Sardar Sarovar Dam on Narmada: All You Need to Know About India’s Highest Dam
File photo of Sardar Sarovar Dam.
The Sardar Sarovar Dam is the second largest in the world in terms of volume and size. It comes second to the Grand Coulee Dam in the United States, which is considered the largest going by its volume.
New Delhi: Prime Minister Narendra Modi on Sunday dedicated to the nation the Sardar Sarovar Dam, almost 56 years after its foundation stone was laid. Modi, who turned 67, unveiled the plaque dedicating the dam to the nation, after performing a puja at the site in Kevadia in the Narmada district. Lakhs across three states — Madhya Pradesh, Maharashtra and Gujarat — are going to benefit from this ambitious project.
Here’s a look at some of the important facts about the Sardar Sarovar Dam on Narmada:
• The Sardar Sarovar Dam is the second largest in the world in terms of volume and size. It comes second to the Grand Coulee Dam in the United States, which is considered the largest going by its volume.

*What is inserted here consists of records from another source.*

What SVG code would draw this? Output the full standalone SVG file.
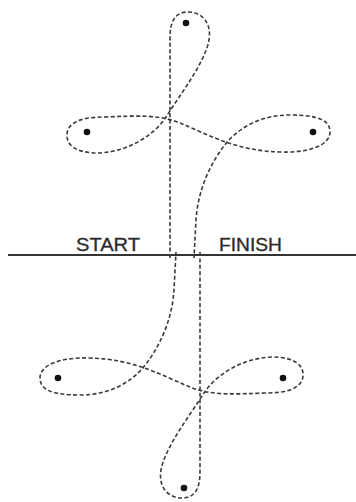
<svg xmlns="http://www.w3.org/2000/svg" width="356" height="502" viewBox="0 0 356 502">
<style>
.loop{fill:none;stroke:#3a3a3a;stroke-width:1.6;stroke-dasharray:4 2.4;stroke-linecap:butt}
.dot{fill:#111}
.lbl{font-family:"Liberation Sans",Arial,sans-serif;font-size:18px;fill:#2a2a2a;stroke:#2a2a2a;stroke-width:0.3}
</style>
<rect width="356" height="502" fill="#fff"/>
<g id="baseline"><line x1="8" y1="255" x2="356" y2="255" stroke="#333" stroke-width="2.2"/></g>
<g id="connectors">
<g id="upper-path">
<path id="upper" class="loop" d="M170 258 L170 38 C170 20 176 12 188 12 C201 12 212 22 209 40 C205 62 182 92 166 117 C156 133 130 152 98 153 C76 153 66 145 67 134 C68 122 82 117 105 117 C135 116 158 114 180 123 C205 133 235 151 280 152 C310 153 330 145 330 132 C330 120 318 115 290 115 C262 115 242 126 228 141 C212 160 198 188 196 220 L194 258"/>
</g>
<g id="lower-path"><use href="#upper" transform="rotate(180 185 255)"/></g>
</g>
<g id="dot-top"><circle class="dot" cx="186" cy="23" r="3.3"/></g>
<g id="dot-upper-left"><circle class="dot" cx="87" cy="132" r="3.3"/></g>
<g id="dot-upper-right"><circle class="dot" cx="313" cy="132" r="3.3"/></g>
<g id="dot-lower-left"><circle class="dot" cx="58" cy="378" r="3.3"/></g>
<g id="dot-lower-right"><circle class="dot" cx="283" cy="378" r="3.3"/></g>
<g id="dot-bottom"><circle class="dot" cx="184" cy="488" r="3.3"/></g>
<g id="label-start"><text class="lbl" x="76" y="251" textLength="64" lengthAdjust="spacingAndGlyphs">START</text></g>
<g id="label-finish"><text class="lbl" x="219" y="251" textLength="63" lengthAdjust="spacingAndGlyphs">FINISH</text></g>
</svg>
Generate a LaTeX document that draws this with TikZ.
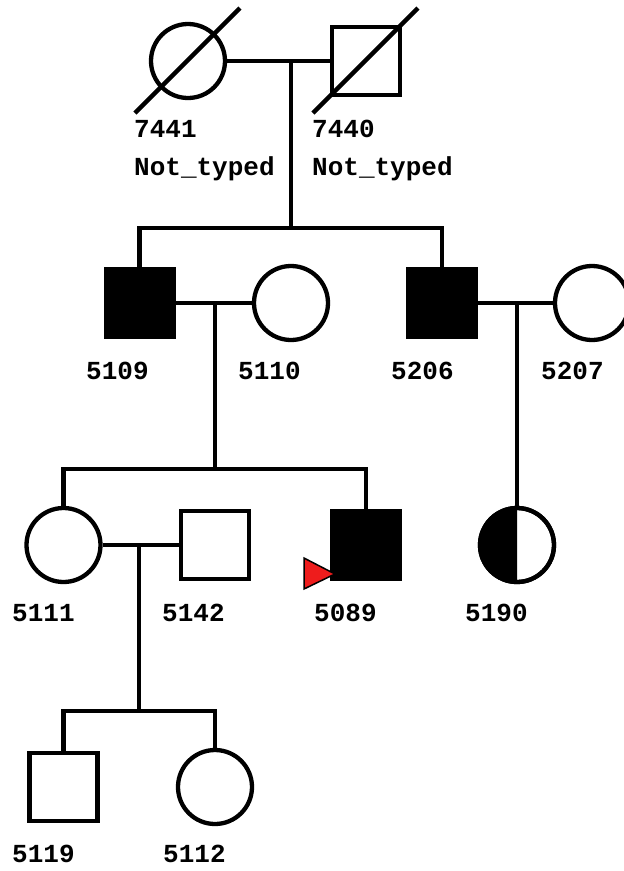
\documentclass[tikz,border=0pt]{standalone}
\usepackage{fontspec}
\newfontfamily\lblfont{Liberation Mono}
\begin{document}
\begin{tikzpicture}[x=1pt,y=-1pt,
  lw/.style={line width=4.3pt},
  male/.style={draw,lw,rectangle,minimum size=68pt,inner sep=0pt,fill=white},
  affmale/.style={draw,fill=black,line width=1pt,rectangle,minimum size=71pt,inner sep=0pt},
  female/.style={draw,lw,circle,minimum size=74pt,inner sep=0pt,fill=white},
  lbl/.style={anchor=base west,inner sep=0pt,font=\lblfont\bfseries\fontsize{26}{30}\selectfont},
  conn/.style={lw,line cap=rect}]
\clip (0,0) rectangle (624,871);
\fill[white] (0,0) rectangle (624,871);
% generation I
\node[female] (p7441) at (188,61) {};
\node[male] (p7440) at (366,61) {};
\coordinate (s7441a) at (135,113);
\coordinate (s7441b) at (240,8);
\coordinate (s7440a) at (313,113);
\coordinate (s7440b) at (418,8);
\draw[lw] (s7441a) -- (s7441b);
\draw[lw] (s7440a) -- (s7440b);
\node[lbl] (l7441) at (134,137) {7441};
\node[lbl] (n7441) at (134,175) {Not\_typed};
\node[lbl] (l7440) at (312,137) {7440};
\node[lbl] (n7440) at (312,175) {Not\_typed};
% generation II
\node[affmale] (p5109) at (139.5,303) {};
\node[female] (p5110) at (291,303) {};
\node[affmale] (p5206) at (442,303) {};
\node[female] (p5207) at (592,303) {};
\node[lbl] (l5109) at (86,379) {5109};
\node[lbl] (l5110) at (238,379) {5110};
\node[lbl] (l5206) at (391,379) {5206};
\node[lbl] (l5207) at (541,379) {5207};
% generation III
\node[female] (p5111) at (63.5,545) {};
\node[male] (p5142) at (215,545) {};
\node[affmale] (p5089) at (366,545) {};
\node[female] (p5190) at (517,545) {};
\begin{scope}
  \clip (470,500) rectangle (517,592);
  \fill[black] (p5190.center) circle (37pt);
\end{scope}
\draw[lw] (p5190.center) circle (37pt);
\node[lbl] (l5111) at (12,621) {5111};
\node[lbl] (l5142) at (162,621) {5142};
\node[lbl] (l5089) at (314,621) {5089};
\node[lbl] (l5190) at (465,621) {5190};
\coordinate (t1) at (304,558);
\coordinate (t2) at (304,589);
\coordinate (t3) at (335,574);
\filldraw[fill={rgb,255:red,238;green,28;blue,28},draw=black,line width=1.5pt,line join=miter] (t1) -- (t3) -- (t2) -- cycle;
% generation IV
\node[male] (p5119) at (63.5,787) {};
\node[female] (p5112) at (215,787) {};
\node[lbl] (l5119) at (12,862) {5119};
\node[lbl] (l5112) at (163,862) {5112};
% connectors
\coordinate (m1) at (291,61);
\coordinate (s1) at (291,228);
\draw[lw] (p7441.east) -- (p7440.west);
\draw[lw] (m1) -- (s1);
\draw[lw] (p5109.north) |- (s1) -| (p5206.north);
\coordinate (m2) at (215,303);
\coordinate (s2) at (215,469);
\draw[lw] (p5109.east) -- (p5110.west);
\draw[lw] (m2) -- (s2);
\draw[lw] (p5111.north) |- (s2) -| (p5089.north);
\coordinate (m3) at (517,303);
\draw[lw] (p5206.east) -- (p5207.west);
\draw[lw] (m3) -- (p5190.north);
\coordinate (m4) at (139,545);
\coordinate (s4) at (139,711);
\draw[lw] (p5111.east) -- (p5142.west);
\draw[lw] (m4) -- (s4);
\draw[lw] (p5119.north) |- (s4) -| (p5112.north);
\end{tikzpicture}
\end{document}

• The height of the dam was recently raised to 138.68 metres, and the storage capacity to 4.73 million acre feet of water.
• The dam is expected to provide water to over 9,000 villages.
• The dam is located in Kevadia, Gujarat. However, 57% of the electricity generated from this dam would go to Maharashtra, 27% to Madhya Pradesh and the rest to Gujarat. Rajasthan is also expected to get some benefits in terms of irrigation and water supply.
• During Sunday’s much-awaited inauguration ceremony, PM Modi will oversee opening of the 30 gates of this dam. The reservoir will be filled to its capacity.
• Each of these 30 gates weigh about 450 tonnes each and it takes about one hour to close them.
• India’s first Prime Minister, Jawaharlal Nehru started the project in 1961. Since then, it has taken 56 years and several regimes of different parties to complete the project.
• Medha Patkar-led Narmada Bachao Andolan took the government to the Supreme Court over environmental and rehabilitation issues, and obtained a stay on the construction in 1996.
• The apex court then allowed resumption of work in October 2000.
• The construction of the enormous dam took a toll on the surrounding villages and fertile plains. It managed to displace hundreds of villagers, inundated thousands of hectares of fertile land.